The worn out red-herring GuySuCo debt figure is also called to attention by Mr Harbhajan. On this matter we urge him to look at the disaggregated figures. There he would find that the devil is really in the details. The proportion of labour costs to overall costs is also mentioned by Mr Harbhajan. But it seems the author fails to recognize or appreciate that the industry is still largely labour intensive. Interestingly according to GuySuCo, during its presentation to the Economic Services Committee earlier this year, 6 per cent of costs are attributed to the Senior Staffers – a small cohort of the thousands employed by the industry. Furthermore, with 70 per cent of costs in the industry being fixed, lower production will result in higher average costs as an elementary economics student would explain. Certainly, a higher production level would lend lower proportion cost.

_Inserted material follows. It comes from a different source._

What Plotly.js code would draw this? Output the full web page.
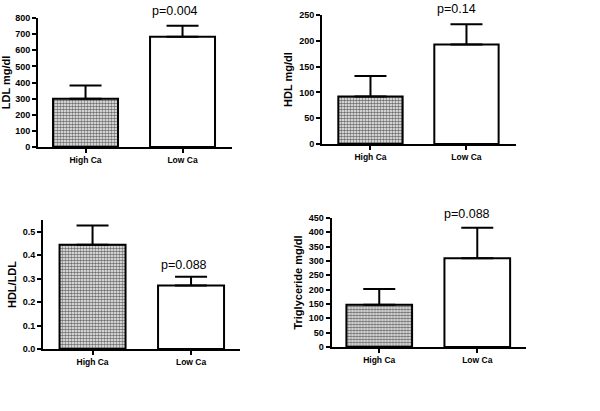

We are also asked by the author to share what areas we have in commonality with the Sugar CoI. On this matter, we ask Mr Harbhajan to seek a copy of our proposals presented to the Government on February 17 this year from his high-placed, jet setting colleagues. There he would see where we are supportive of the recommendations of the Sugar CoI and where we aren’t. Such an explanation would take much of the limited space in this response. We also should stress to Mr Harbhajan that our proposals have not been deemed outlandish or undoable by the ‘experts’ in GuySuCo and the Government. In fact aside from a singular sentence in the ‘State Paper’ advising that GAWU submit a proposal to the Administration nothing has been said about the Union’s ideas which are supported by empirical studies.

While Mr Harbhajan accuses the Union of betraying its members, that is a moniker best suited to the letter writer and his colleagues who seem bent on pushing thousands and thousands of ordinary people into impoverishment and into a life of shattered dreams and hopes.